В России главным образом были смешанные хоры, а потому интерес к однородному хору мал. Естественно, что и композиторы в большинстве случаев писали для смешанных хоров. Работу по созданию нового репертуара я всецело взял на себя. Арранжировка духовных песнопений, исполняемых хором, принадлежит исключительно мне. Арранжировка светских вещей большей частью сделана также мною, небольшая часть сделана еще А.Т. Гречаниновым, И.А. Добровейном и К.Н. Шведовым. Я опасался превращения хора в машину. Опасение это увеличилось позже, когда концерты стали почти ежедневными. Поэтому я всегда держал хор в некотором напряжении, меняя оттенки в одних и тех же вещах, изменяя ускорения и замедления. Благодаря этому я всегда держал хор в своих руках, не давая ему привыкнуть к определенному шаблону. При этом даже часто расходился с замыслами самого автора. Одновременно я научился применяться к акустике зала. С первого аккорда знаю, что лучше звучит — высокие или низкие голоса, скорый или замедленный темп.

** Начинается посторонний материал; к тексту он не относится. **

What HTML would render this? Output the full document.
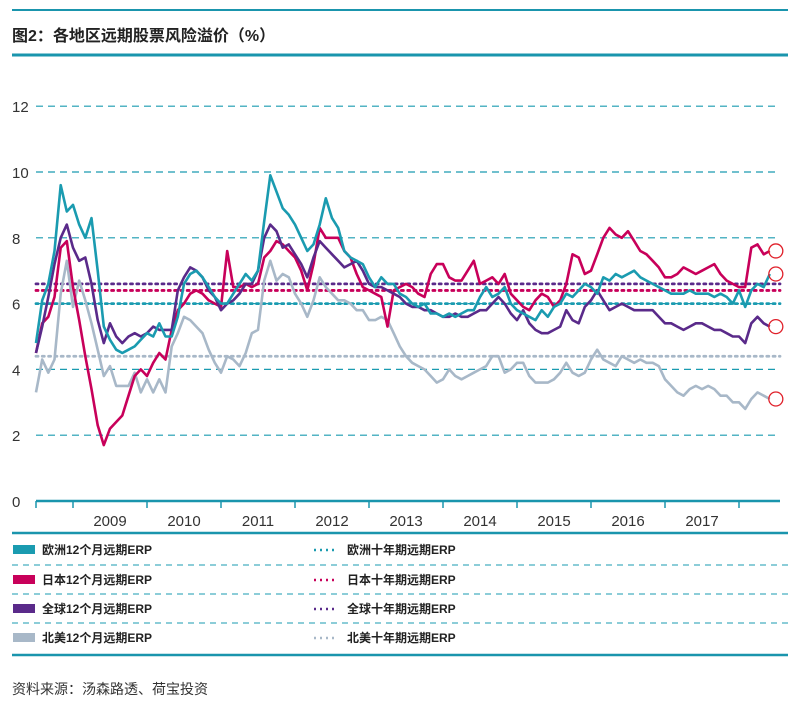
<!DOCTYPE html>
<html><head><meta charset="utf-8"><style>
body{margin:0;background:#fff;width:800px;height:706px;overflow:hidden;font-family:"Liberation Sans","Noto Sans CJK SC",sans-serif}
svg text{font-family:"Liberation Sans","Noto Sans CJK SC",sans-serif}
</style></head><body>
<svg id="c" width="800" height="706">
<line x1="12" y1="10" x2="788" y2="10" stroke="#1a95ad" stroke-width="2"/>
<text x="12" y="41" font-size="16" font-weight="bold" fill="#222">图2：各地区远期股票风险溢价（%）</text>
<line x1="12" y1="55" x2="788" y2="55" stroke="#1a95ad" stroke-width="3"/>
<g id="grid"></g><g id="refs"></g><g id="series"></g><g id="axis"></g>
<line x1="12" y1="533" x2="788" y2="533" stroke="#1a95ad" stroke-width="2.5"/>
<g>
<rect x="13" y="545" width="22" height="9" fill="#1a9bb0"/>
<text x="42" y="554" font-size="12" font-weight="bold" fill="#222">欧洲12个月远期ERP</text>
<line x1="314" y1="550" x2="338" y2="550" stroke="#1a9bb0" stroke-width="2.5" stroke-dasharray="2,4"/>
<text x="347" y="554" font-size="12" font-weight="bold" fill="#222">欧洲十年期远期ERP</text>
<line x1="12" y1="565" x2="788" y2="565" stroke="#1a9bb0" stroke-dasharray="6,5"/>
<rect x="13" y="575" width="22" height="9" fill="#c8005a"/>
<text x="42" y="584" font-size="12" font-weight="bold" fill="#222">日本12个月远期ERP</text>
<line x1="314" y1="580" x2="338" y2="580" stroke="#c8005a" stroke-width="2.5" stroke-dasharray="2,4"/>
<text x="347" y="584" font-size="12" font-weight="bold" fill="#222">日本十年期远期ERP</text>
<line x1="12" y1="594" x2="788" y2="594" stroke="#1a9bb0" stroke-dasharray="6,5"/>
<rect x="13" y="604" width="22" height="9" fill="#5a2a8a"/>
<text x="42" y="613" font-size="12" font-weight="bold" fill="#222">全球12个月远期ERP</text>
<line x1="314" y1="609" x2="338" y2="609" stroke="#5a2a8a" stroke-width="2.5" stroke-dasharray="2,4"/>
<text x="347" y="613" font-size="12" font-weight="bold" fill="#222">全球十年期远期ERP</text>
<line x1="12" y1="623" x2="788" y2="623" stroke="#1a9bb0" stroke-dasharray="6,5"/>
<rect x="13" y="633" width="22" height="9" fill="#a8b8c8"/>
<text x="42" y="642" font-size="12" font-weight="bold" fill="#222">北美12个月远期ERP</text>
<line x1="314" y1="638" x2="338" y2="638" stroke="#a8b8c8" stroke-width="2.5" stroke-dasharray="2,4"/>
<text x="347" y="642" font-size="12" font-weight="bold" fill="#222">北美十年期远期ERP</text>
</g>
<line x1="12" y1="655" x2="788" y2="655" stroke="#1a95ad" stroke-width="2.5"/>
<text x="12" y="694" font-size="14" fill="#333">资料来源：汤森路透、荷宝投资</text>
</svg>
<script>
const yTicks=[0,2,4,6,8,10,12];
const years=["2009","2010","2011","2012","2013","2014","2015","2016","2017"];
const refNames=["europe","japan","global","na"];
const refValues=[6.0,6.4,6.6,4.4];
const europe=[4.8,6.1,6.6,7.6,9.6,8.8,9.0,8.4,8.0,8.6,7.0,5.3,4.9,4.6,4.5,4.6,4.7,4.9,5.1,5.0,5.4,5.0,5.0,5.6,6.6,6.9,7.0,6.8,6.5,6.2,6.0,6.0,6.3,6.6,6.9,6.7,7.0,8.5,9.9,9.4,8.9,8.7,8.4,8.0,7.6,7.8,8.4,9.2,8.6,8.3,7.6,7.4,7.3,7.2,6.8,6.5,6.8,6.6,6.6,6.3,6.2,6.0,5.9,6.0,5.7,5.7,5.6,5.7,5.6,5.7,5.8,5.8,6.2,6.5,6.2,6.3,6.5,6.0,5.8,5.7,5.6,5.5,5.8,5.6,5.9,6.0,6.3,6.2,6.4,6.6,6.5,6.3,6.8,6.7,6.9,6.8,6.9,7.0,6.8,6.7,6.6,6.5,6.4,6.3,6.3,6.3,6.4,6.3,6.3,6.3,6.2,6.3,6.2,6.0,6.4,5.9,6.4,6.6,6.5,6.9];
const japan=[4.5,5.4,5.6,6.2,7.7,7.9,6.5,5.5,4.4,3.4,2.3,1.7,2.2,2.4,2.6,3.2,3.8,4.0,3.8,4.2,4.5,4.3,5.2,5.8,6.0,6.3,6.4,6.3,6.1,6.0,5.9,7.6,6.5,6.5,6.6,6.5,6.6,7.4,7.6,7.9,7.8,7.6,7.4,7.0,6.4,7.2,8.3,8.0,8.0,8.0,7.6,7.4,6.9,6.5,6.4,6.3,6.2,5.3,6.4,6.5,6.6,6.5,6.3,6.2,6.9,7.2,7.2,6.8,6.7,6.7,7.0,7.3,6.6,6.7,6.8,6.6,6.9,6.3,6.1,5.9,5.8,6.1,6.3,6.2,5.9,6.1,6.6,7.5,7.4,6.9,7.0,7.5,8.0,8.3,8.1,8.0,8.2,7.9,7.6,7.5,7.3,7.1,6.8,6.8,6.9,7.1,7.0,6.9,7.0,7.1,7.2,6.9,6.7,6.6,6.5,6.5,7.7,7.8,7.5,7.6];
const global=[4.5,5.3,6.2,7.2,8.0,8.4,7.7,7.3,7.4,6.6,5.5,4.8,5.4,5.0,4.8,5.0,5.1,5.0,5.1,5.3,5.2,5.2,5.2,6.4,6.8,7.1,7.0,6.8,6.4,6.2,5.8,6.0,6.1,6.3,6.6,6.6,7.0,8.0,8.4,8.2,7.7,7.8,7.5,7.2,6.8,7.4,7.9,7.7,7.5,7.3,7.1,7.2,7.3,7.0,6.6,6.5,6.5,6.4,6.3,6.2,6.0,5.9,5.9,5.8,5.8,5.7,5.6,5.6,5.7,5.6,5.6,5.7,5.8,5.8,6.0,6.2,6.0,5.7,5.5,5.8,5.4,5.2,5.1,5.1,5.2,5.3,5.8,5.5,5.4,5.9,6.1,6.4,6.1,5.8,5.9,6.0,5.9,5.8,5.8,5.8,5.8,5.6,5.4,5.4,5.3,5.2,5.3,5.4,5.4,5.3,5.2,5.2,5.1,5.0,5.0,4.8,5.4,5.6,5.4,5.3];
const northAmerica=[3.3,4.3,3.9,4.3,6.3,7.3,5.9,6.7,6.1,5.4,4.6,3.8,4.1,3.5,3.5,3.5,3.9,3.3,3.7,3.3,3.7,3.3,4.7,5.1,5.6,5.5,5.3,5.1,4.6,4.2,3.9,4.4,4.3,4.1,4.5,5.1,5.2,6.7,7.3,6.7,6.9,6.8,6.3,6.0,5.6,6.1,6.8,6.5,6.3,6.1,6.1,6.0,5.8,5.8,5.5,5.5,5.6,5.5,5.1,4.7,4.4,4.2,4.1,4.0,3.8,3.6,3.7,4.0,3.8,3.7,3.8,3.9,4.0,4.1,4.4,4.4,3.9,4.0,4.2,4.2,3.8,3.6,3.6,3.6,3.7,3.9,4.2,3.9,3.8,3.9,4.3,4.6,4.3,4.2,4.1,4.4,4.3,4.2,4.3,4.2,4.2,4.1,3.7,3.5,3.3,3.2,3.4,3.5,3.4,3.5,3.4,3.2,3.2,3.0,3.0,2.8,3.1,3.3,3.2,3.1];
const startYear=2008.5;
const NS="http://www.w3.org/2000/svg";
const X0=73,PX_YEAR=74,Y0=501,PX_UNIT=32.9;
function xT(t){return X0+(t-2009)*PX_YEAR;}
function xI(i){return xT(startYear+i/12);}
function yV(v){return Y0-v*PX_UNIT;}
function mk(tag,attrs,parent){const e=document.createElementNS(NS,tag);for(const k in attrs)e.setAttribute(k,attrs[k]);parent.appendChild(e);return e;}
const grid=document.getElementById('grid'),refs=document.getElementById('refs'),ser=document.getElementById('series'),axis=document.getElementById('axis');
yTicks.forEach(v=>{
 if(v>0){const l=mk('line',{x1:36,x2:780,y1:yV(v),y2:yV(v),stroke:'#1a9bb0','stroke-width':1.2,'stroke-dasharray':'7,5'},grid);
 
 }
 const t=mk('text',{x:12,y:yV(v)+6,'font-size':15,fill:'#333'},grid);t.textContent=v;
 
 
});
const refColors={europe:'#1a9bb0',japan:'#c8005a',global:'#5a2a8a',na:'#a8b8c8'};
refNames.forEach((n,k)=>{
 const l=mk('line',{x1:36,x2:780,y1:yV(refValues[k]),y2:yV(refValues[k]),stroke:refColors[n],'stroke-width':2.8,'stroke-dasharray':'2,4.3','stroke-linecap':'round'},refs);
 
 
});
const seriesList=[['na',northAmerica],['japan',japan],['global',global],['europe',europe]];
seriesList.forEach(([n,arr])=>{
 const d=arr.map((v,i)=>(i?'L':'M')+xI(i).toFixed(1)+' '+yV(v).toFixed(1)).join(' ');
 const p=mk('path',{d:d,fill:'none',stroke:refColors[n],'stroke-width':2.6,'stroke-linejoin':'round'},ser);
 
 
});
seriesList.forEach(([n,arr])=>{
 const last=arr.length-1;
 const c=mk('circle',{cx:xI(last)+6,cy:yV(arr[last]),r:7,fill:'none',stroke:'#e0202a','stroke-width':1.3},ser);
 
 
});
const ax=mk('line',{x1:36,x2:780,y1:Y0,y2:Y0,stroke:'#1a95ad','stroke-width':2.5},axis);


for(let k=0;k<=years.length+1;k++){
 const x=k===0?36:xT(2009+k-1);
 const t=mk('line',{x1:x,x2:x,y1:Y0,y2:Y0+7,stroke:'#1a95ad','stroke-width':1.5},axis);
 
 
}
years.forEach((y,k)=>{
 const t=mk('text',{x:xT(+y+0.5),y:Y0+25,'font-size':15,fill:'#333','text-anchor':'middle'},axis);t.textContent=y;
 
 
});
</script>
</body></html>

Любопытно, что когда я во время дирижирования ощущал холод в затычке, слыша покашливание в публике, я понимал, что исполнение не дошло и надо было его как-то срочно изменить — или характер или темп».
В заключение хочу привести слова, сказанные Жарову одним из друзей-певцов после концерта в Вене в 1923 году: «Помнишь Сережа? Это было в Болгарии, мы шли по шпалам. Идем — вдруг шлагбаум. Как пророк остановился ты перед неожиданным препятствием и сказал, почти закричал «С этим хором можно завоевать свет. Дайте мне его в руки! Певцы не верят еще, но им можно привить эту веру! Они поверят и успех и признание будут!»
Это были вещие слова! Пророчество полностью сбылось!
В сентябре этого, 1976 года, Жаров с хором летит в Германию, где немецкая концертная дирекция организует юбилейное турне по Германии и некоторым странам Европы по случаю восьмидесятилетия Жарова. Все организационные хлопоты дирекция взяла на себя. Ведется уже усиленная подготовительная пропаганда в прессе, по радио и телевидению.
Вечно молодой и полный энергии Жаров с энтузиазмом готовится к этим выступлениям.
Пожелаем дорогому Сергею Алексеевичу доброго здоровья и полного успеха в этом турне!
М. Валди
«Русская Жизнь» от 29 июля 1976 года.